Lunar New Year, (or Chinese New Year for those of us who identify as Chinese), has long been the most significant holiday for cultures across East Asia and Southeast Asia. Back in the day, it was one of the only times people could go home and see their families (though this remains true in some cases). If you were a married woman? Tough luck. You only got the second day of the new year to go home and see your own family. The rest of the time, and really the rest of the entire year, you were still obligated to be with your “real and official” family (aka your in-laws).

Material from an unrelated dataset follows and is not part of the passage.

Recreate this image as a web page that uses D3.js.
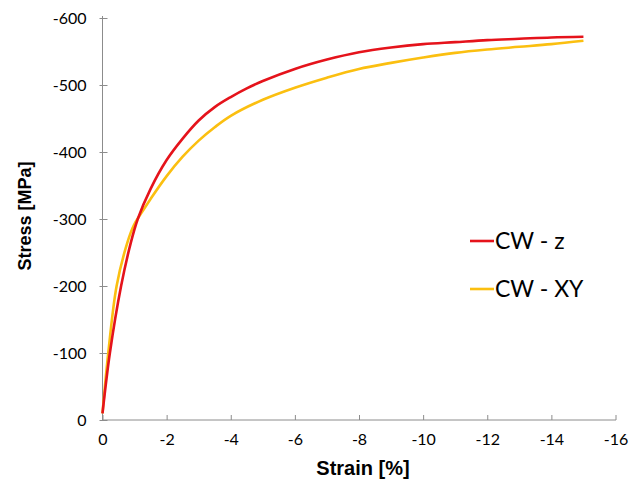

Thankfully, personal travel and options for visiting family are much less bound to tradition and cultural custom these days. And along with the loosening of these rigid values, the way people celebrate Lunar New Year has also evolved. I obviously can’t speak for all families, but at least within my own family, the way we do this holiday has definitely come a long way since ancient times.
This year, like many Lunar New Years past, my family is scattered across four different cities and two countries— my parents in Taiwan and my sisters and I in varying places across California. Although we got lucky and had the new year fall on a weekend, logistically it wasn’t particularly feasible to plan a get-together, especially since we don’t get extra time off for it in the U.S. It’s a shame, as Lunar New Year is not only synonymous with quality family time, but also with quality eating time.
There’s a whole host of foods that people traditionally eat, from steamed fish that’s supposed to bring prosperity, to dumplings that symbolize wealth, to noodles for longevity, to oranges for good fortune. But this usually also means a lot of prep, a lot of cooking, and a mountain of dishes. It’s awesome for the people who are just in charge of eating, but for people who have to put in the work and then clean up after everyone else? Probably less awesome.
Fortunately, we live in an age of modern convenience. If you still want to enjoy the taste of New Year’s dishes without the hassle, you can order them ahead of time at restaurants and pick them up the day of your feast. If you want to feel like you put in a little more effort, there are frozen, heat-and-serve options available in grocery stores. And for those of us who don’t live in a country that officially celebrates Lunar New Year, either of these choices are great if you can’t cook, want to invite people over and not worry about food, or just want to recreate the Lunar New Year food experience without becoming a slave to your kitchen.
For me, I decided to keep things simple. I was craving my mom’s recipe for zhajiangmian, (or fried sauce noodles, which deserves its own post in the future), and thought it would be a nice way to celebrate Lunar New Year. After eating, I video-chatted my family (little sis was missing, ostensibly busy with whatever festivities college kids get up to on a Friday night), exchanged 新年快樂 (“Happy New Year”) greetings, then finished up the evening with a rousing session of Netflix and chill on the couch.